Proposed Rule Would Expand the Presumption of Development at Private Expense for Challenges to Restrictions on Commercial Item Technical Data
On May 10, 2016, the Department of Defense (DOD) published a proposed rule (81 Fed. Reg. 28812) that would amend the Defense Federal Acquisition Regulation Supplement (DFARS) to implement section 813(a) of the Fiscal Year 2016 National Defense Authorization Act (NDAA) (Pub. L. 114-92). Section 813(a) amended the presumption of development at private expense, codified in 10 U.S.C. § 2321(f), for purposes of challenges to contractor assertions of restrictions on technical data pertaining to commercial items.
As we have previously discussed (here and here), the current rule displaces the presumption that commercial items are developed at private expense for “major systems or subsystems or components thereof, except for commercially available off-the-shelf items . . . .” DFARS 227.7103-13(c)(2)(ii). Without the presumption, a contractor must demonstrate that an item was developed at private expense if the Government challenges the contractor’s restrictions on the Government’s use and disclosure of technical data pertaining to that item.

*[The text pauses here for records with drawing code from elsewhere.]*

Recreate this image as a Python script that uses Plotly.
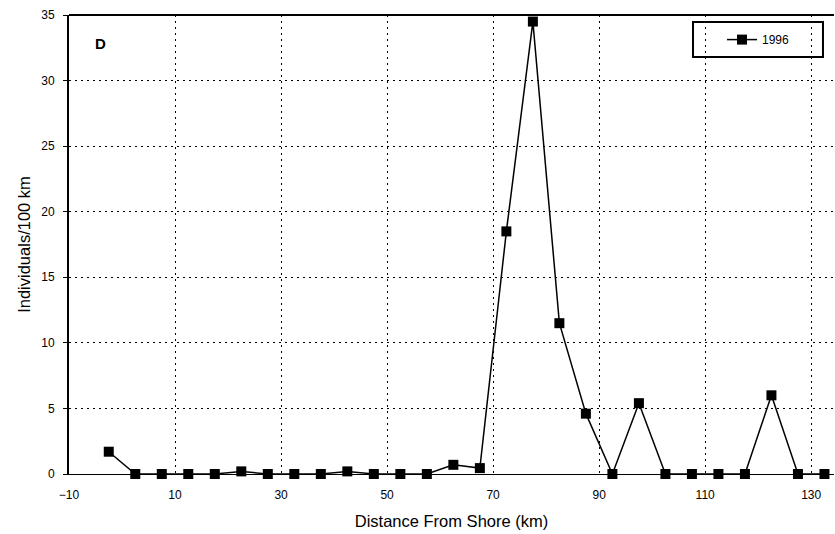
import plotly.graph_objects as go

distance_km = [-2.5, 2.5, 7.5, 12.5, 17.5, 22.5, 27.5, 32.5, 37.5, 42.5, 47.5, 52.5, 57.5,
               62.5, 67.5, 72.5, 77.5, 82.5, 87.5, 92.5, 97.5, 102.5, 107.5, 112.5, 117.5,
               122.5, 127.5, 132.5]
individuals_1996 = [1.7, 0, 0, 0, 0, 0.2, 0, 0, 0, 0.2, 0, 0, 0,
                    0.7, 0.45, 18.5, 34.5, 11.5, 4.6, 0, 5.4, 0, 0, 0, 0,
                    6.0, 0, 0]
x_ticks = [-10, 10, 30, 50, 70, 90, 110, 130]
y_ticks = [0, 5, 10, 15, 20, 25, 30, 35]

FONT = "Liberation Sans, Arial, sans-serif"

fig = go.Figure()
fig.add_trace(go.Scatter(
    x=distance_km, y=individuals_1996, mode="lines+markers", name="1996",
    line=dict(color="black", width=1.5),
    marker=dict(symbol="square", size=10, color="black"),
    cliponaxis=False,
))

fig.update_layout(
    width=835, height=534,
    margin=dict(l=69, r=1, t=15, b=60),
    paper_bgcolor="white", plot_bgcolor="white",
    font=dict(family=FONT, size=12, color="black"),
    showlegend=True,
    legend=dict(x=0.8536, y=0.978, xanchor="left", yanchor="top",
                borderwidth=0, bgcolor="rgba(0,0,0,0)",
                font=dict(size=12)),
    xaxis=dict(range=[-10, 134.3], tickvals=x_ticks, showgrid=True,
               gridcolor="black", griddash="2px,4px", gridwidth=1,
               showline=True, linecolor="black", linewidth=1.2,
               zeroline=False, ticks="", ticklabelstandoff=9,
               title=dict(text="Distance From Shore (km)", font=dict(size=16.5), standoff=14)),
    yaxis=dict(range=[0, 35], tickvals=y_ticks, showgrid=True,
               gridcolor="black", griddash="2px,4px", gridwidth=1,
               showline=True, linecolor="black", linewidth=2,
               zeroline=False, ticks="outside", ticklen=4, tickcolor="black",
               ticklabelstandoff=6,
               title=dict(text="Individuals/100 km", font=dict(size=16.5), standoff=6)),
    shapes=[
        dict(type="line", xref="paper", yref="paper", x0=0, x1=1, y0=1, y1=1,
             line=dict(color="black", width=2)),
        dict(type="rect", xref="paper", yref="paper", x0=0.8157, x1=0.9856,
             y0=0.9085, y1=0.9847, line=dict(color="black", width=2)),
    ],
    annotations=[dict(text="<b>D</b>", x=0.031, y=0.961, xref="paper", yref="paper",
                      showarrow=False, font=dict(size=15))],
)

fig.write_html("out.html", config={"displayModeBar": False},
               post_script="document.body.style.margin='0';")
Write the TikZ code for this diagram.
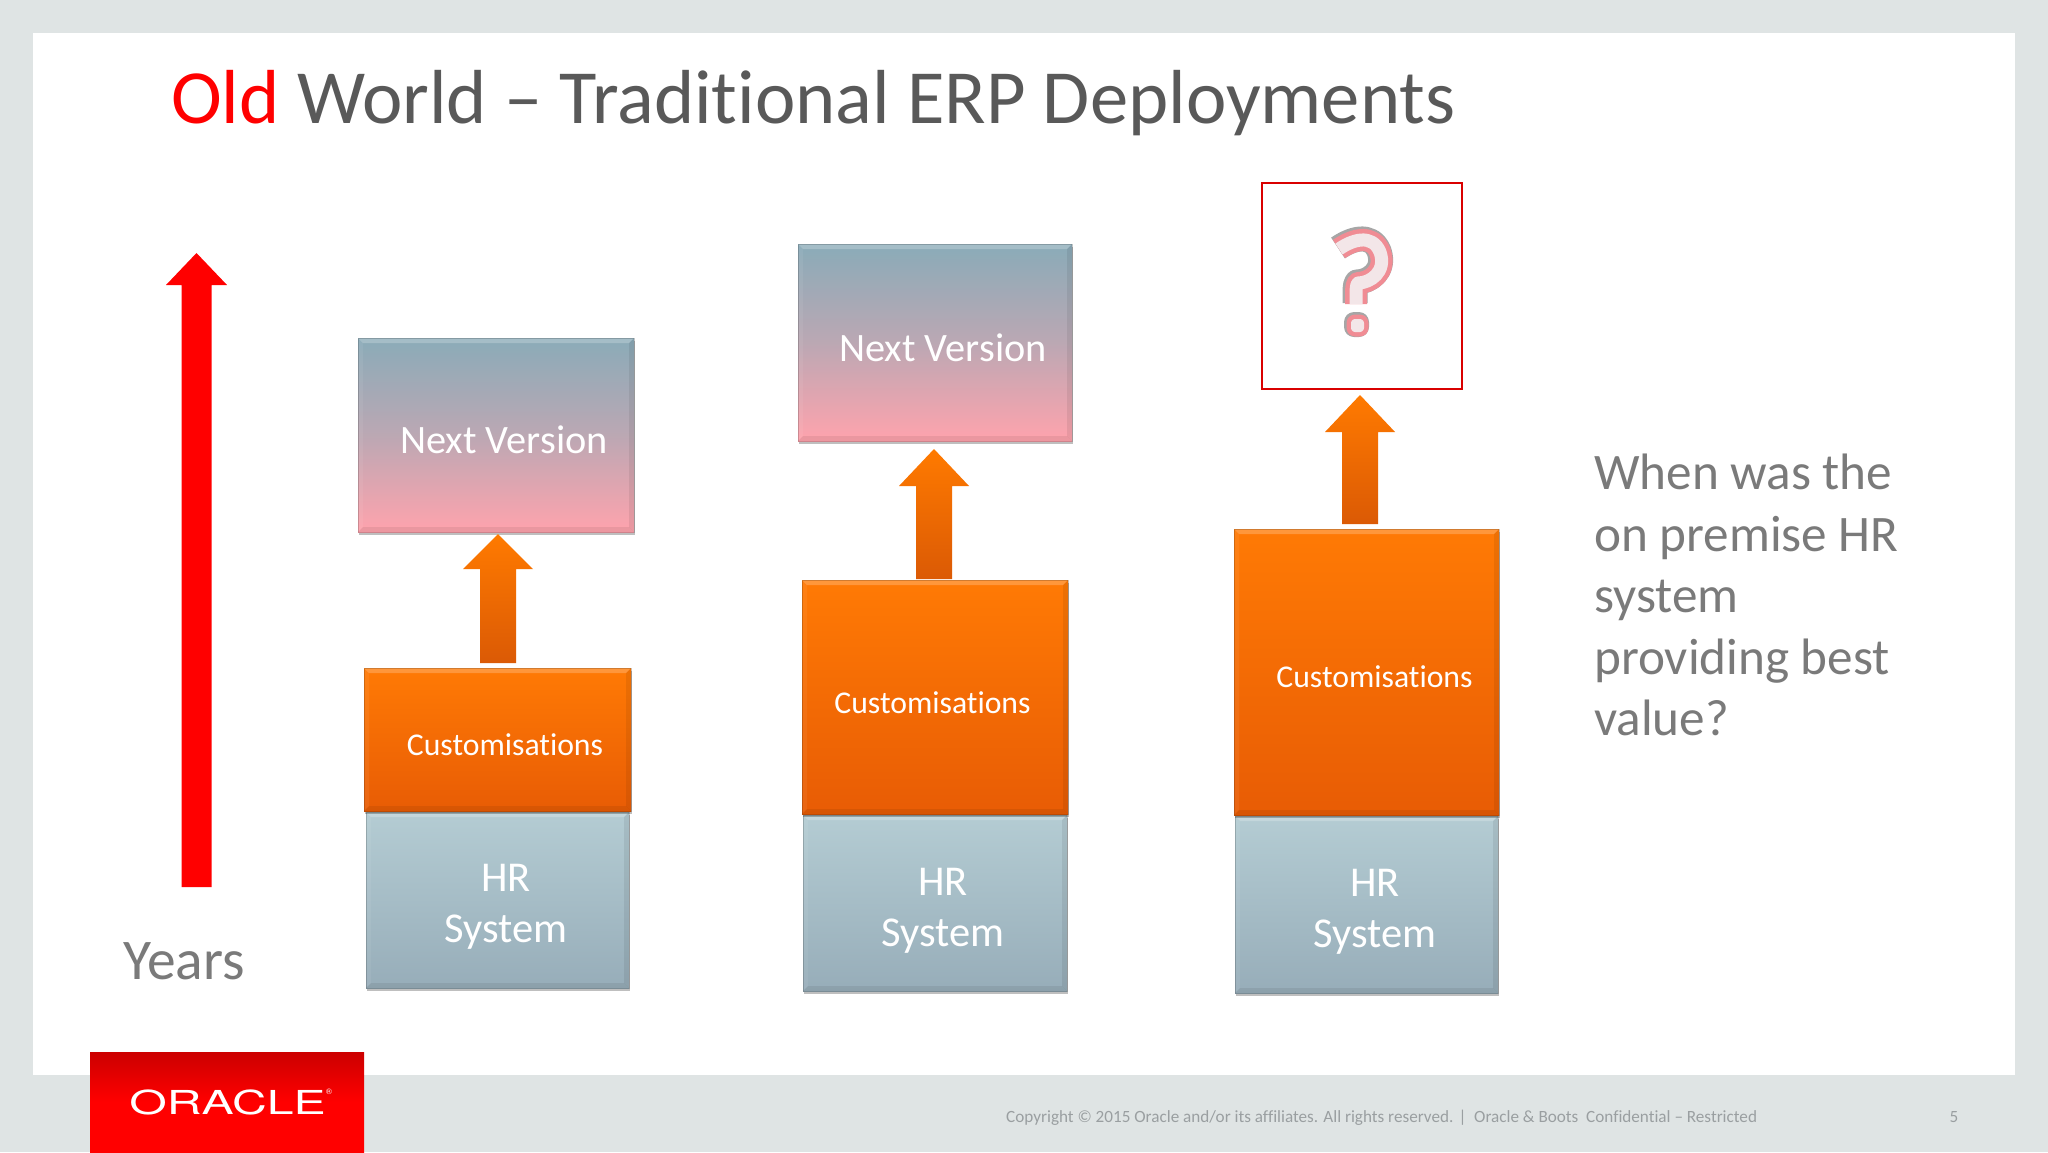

Under the current rule, even a minor modification that does not alter the item’s commerciality would deprive a contractor of the presumption of development at private expense if its component is ultimately incorporated into a major system (a term that is defined so broadly in FAR 2.101 as to encompass most DOD programs). This poses significant risks to contractor intellectual property, particularly for downstream suppliers whose government business is dwarfed by their commercial business.
The proposed rule would make several changes to the presumption of development at private expense for commercial items. First, the presumption would only be displaced in the first instance for major weapon systems, rather than any major system.
Second, notwithstanding incorporation into a major weapon system, the presumption would apply not only to commercially available off-the-shelf items (as in the current rule), but also to:
- A commercial subsystem or component of a major weapon system, if the major weapon system was acquired as a commercial item;
- A component of a subsystem, if the subsystem was acquired as a commercial item;
- Any component that is a commercially available off-the-shelf item with modifications of a type customarily available in the commercial marketplace; and
- Any component that is a commercially available off-the-shelf item with minor modifications made to meet government requirements.
The proposed rule would also delete the major systems rule from DFARS 252.227-7019 (Validation of Asserted Restrictions—Computer Software). As the proposed rule points out, the major systems rule would likely not lead to a different result from the normal rules for non-commercial computer software, such that inclusion of the major systems rule in DFARS 252.227-7019 is unnecessary.
These changes—particularly those that extend the presumption to modified items—represent a partial return to commercially friendly terms in commercial procurements, and will likely be a welcome relief to contractors. Comments must be submitted by July 11, 2016 to be considered.